Glenn E. Palmer (born 1961) is the former sheriff of Grant County, Oregon. Palmer was the only sheriff in Grant County history to be elected for five consecutive terms. He was first appointed in November 2000. Palmer lost his bid for reelection in 2020.

Palmer gained national attention with his controversial response during the armed occupation of the Malheur National Wildlife Refuge in 2016. He met with armed militants and insurrectionists who were holding the federal facility and called them "patriots".

==Career==
Palmer began his law enforcement career in 1985, working as a corrections officer. He later served as a Deputy sheriff, and a patrolman in John Day. He was appointed sheriff in 2000 and elected the same year; and was reelected in 2004, 2008, 2012, and 2016.
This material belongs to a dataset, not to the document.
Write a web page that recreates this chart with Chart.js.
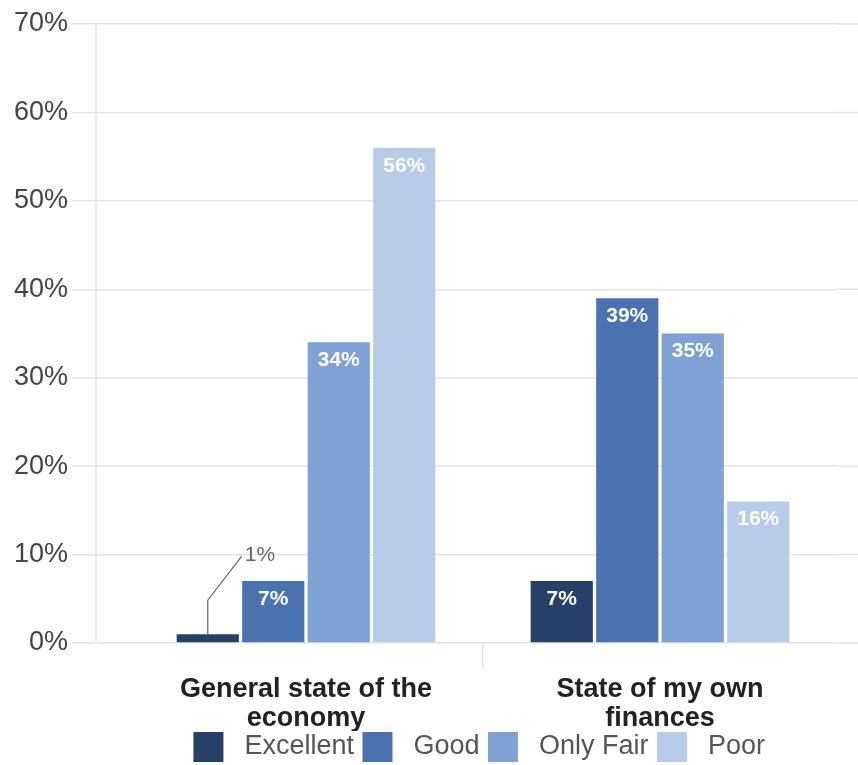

===Occupation of the Malheur National Wildlife Refuge===
In early February 2016, LaVoy Finicum, Ammon Bundy, and others left the site of the occupation in Harney County in two trucks to drive to neighboring Grant County, where they expected to speak at a public meeting. Just before crossing into Grant County, their motorcade was stopped by police. The occupants of one truck surrendered at the initial traffic stop. Meanwhile, in the other truck, Finicum repeatedly yelled to police that they were going to speak in Grant County. Finicum then fled, speeding towards Grant County. A short way before the county line Finicum encountered a roadblock, where he was shot in the back and killed by the Oregon State Police. While this played out, Palmer was in uniform at the public meeting in Grant County, waiting for the meeting to start. It is assumed he did not know about the roadblock just south of the Grant County line because the FBI, and Oregon State Police considered Palmer to be a security leak. It is assumed that the roadblock was intentionally set in next door Harney County in order that Palmer would be kept in the dark about the operation.

Later that month, complaints were filed against Palmer by the chief of police for the city of John Day and also by the John Day dispatcher.

As of August 2016, Palmer was being investigated by the Oregon Department of Justice for tampering with public records. There were eleven complaints against him.

Palmer was reelected in 2016, with 51% of the vote.

Palmer lost his bid for reelection in 2020.

==Personal life==
Palmer and his wife, RoseAnn, have three children and two grandchildren.